O disco abre com “The War Drag Ever On” como uma introdução de teclado que certamente foi composta por quem não é tecladista, acompanhada de uma guitarra que mostra logo de cara que os riffs cavalgados que tanto caracterizam a NWOBHM estarão presentes. De um modo geral as melodias de guitarras (gêmeas, como manda o figurino) em todas as músicas são muito legais, e tenho certeza que se fossem feitas por alguma banda mais renomada seriam ovacionadas pelos fãs. O coral do refrão da faixa título é algo que os grupos de power metal estão cansados de fazer atualmente. “W.M.L.A.” é lenta sem ser uma balada, e o refrão de “Too Tired to Wait For Love” é daqueles que demoram a sair da cabeça.

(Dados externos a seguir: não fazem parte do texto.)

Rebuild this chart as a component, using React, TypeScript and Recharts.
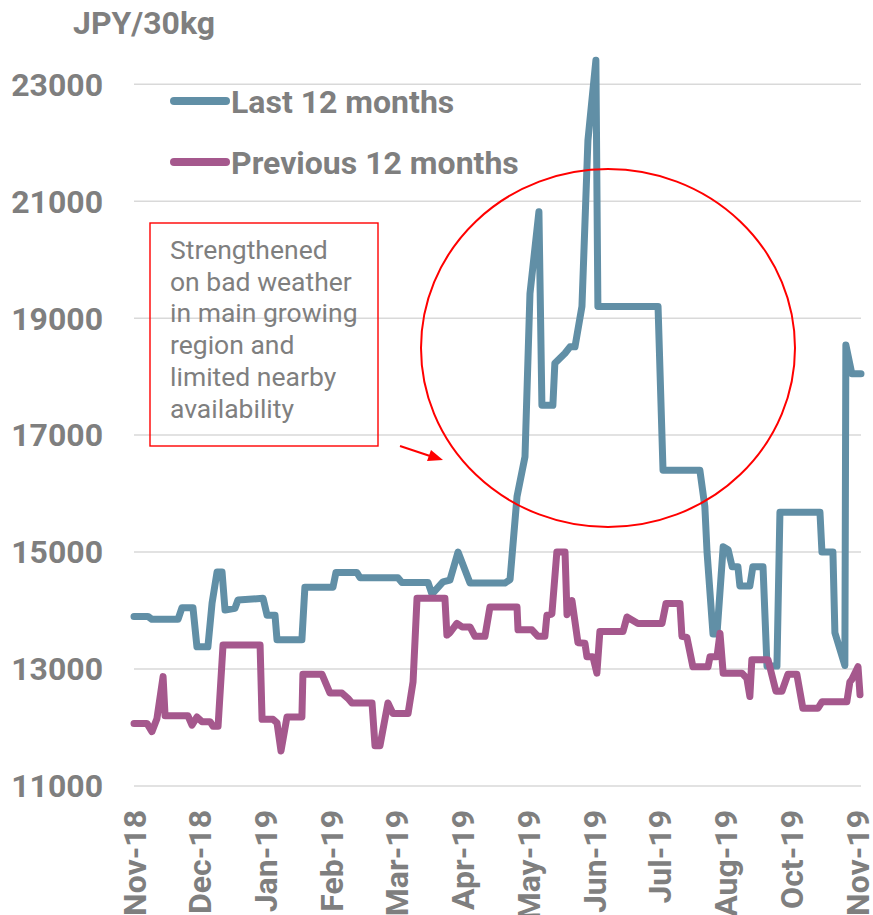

Tokyo Blade – Night of the Blade (1984)
Na minha opinião, o maior destaque desse disco é a excelente voz de Vicki Wright, que tinha acabado de entrar no grupo. Muitos vocalistas das inúmeras bandas de metal melódico que surgiram nos anos noventa certamente escutavam esse pálbum cantando junto enquanto tomavam banho. Toda vez que escuto o disco fico cantando a faixa título durante um bom tempo. Outra que faz eu lembrar do seu refrão por dias é “Lovestruck” (“Love struck, overload, I’m losing my head over you”).
A banda não teve um sucesso maior por ter inúmeras trocas de componentes e por ter gravado discos irregulares a partir de 1985. Por irregulares entendam “com a intenção de atingir o mercado norte-americano” (mais uma que foi na cola do Def Leppard). Antes disso foram três álbuns que podem ser classificados como muito bons a excelentes. Pelo menos esse em questão eu colocaria entre os melhores do estilo.
O ponto fraco é o fato de o disco de ter apenas 34 minutos de duração. Para os que conseguirem encontrar a versão de relançamento, podem usufruir de uma faixa bônus que aumenta a duração do álbum mais um pouquinho. Se você não conhece a banda ou só conhece outros discos deles, procure-o urgentemente.
Cloven Hoof – Cloven Hoof (1984)
Esse é um disco que dificilmente alguém vai falar que é imprescindível na sua coleção, porém, todas as características do estilo estão nele. Vocais e letras épicas, mudanças de tempos e bons riffs de guitarra. Tenho certeza que se você estiver ouvindo esse álbum pela primeira vez não vai ter dúvida que está escutando mais um trabalho da época de ouro da NWOBHM. Então esse é um disco que soa datado? Eu diria que sim.
Uma das coisas que o heavy metal herdou do punk nessa época foi a questão do “faça você mesmo”. Isso explica um pouco a gravação fraca de muitos LPs de bandas iniciantes. Esse é um ótimo exemplo disso. Os efeitos de distorção das guitarras não dão o peso que deveriam, mas se você fizer a ressalva que fiz acima tenho certeza que não vai se importar.
O destaque é a épica “Gates of Gehenna”, que é precedida pela faixa instrumental “March of the Damned”, tem vocais em falsete, corais ao fundo, passagens inspiradas de guitarra e um ótimo solo. Escutem o disco e me digam se faltou ou não um pouco de bom gosto em “Crack the Whip”. Talvez este seja o único ponto negativo do play. Porém, essa falha nem é lembrada devido às músicas seguintes: “Laying Down the Law”, com um refrão feito para ser tocado ao vivo, e a arrastada “Return to the Passover”.
Se é imprescindível ou não decida você mesmo, mas tenho certeza que este disco será um diferencial na sua coleção.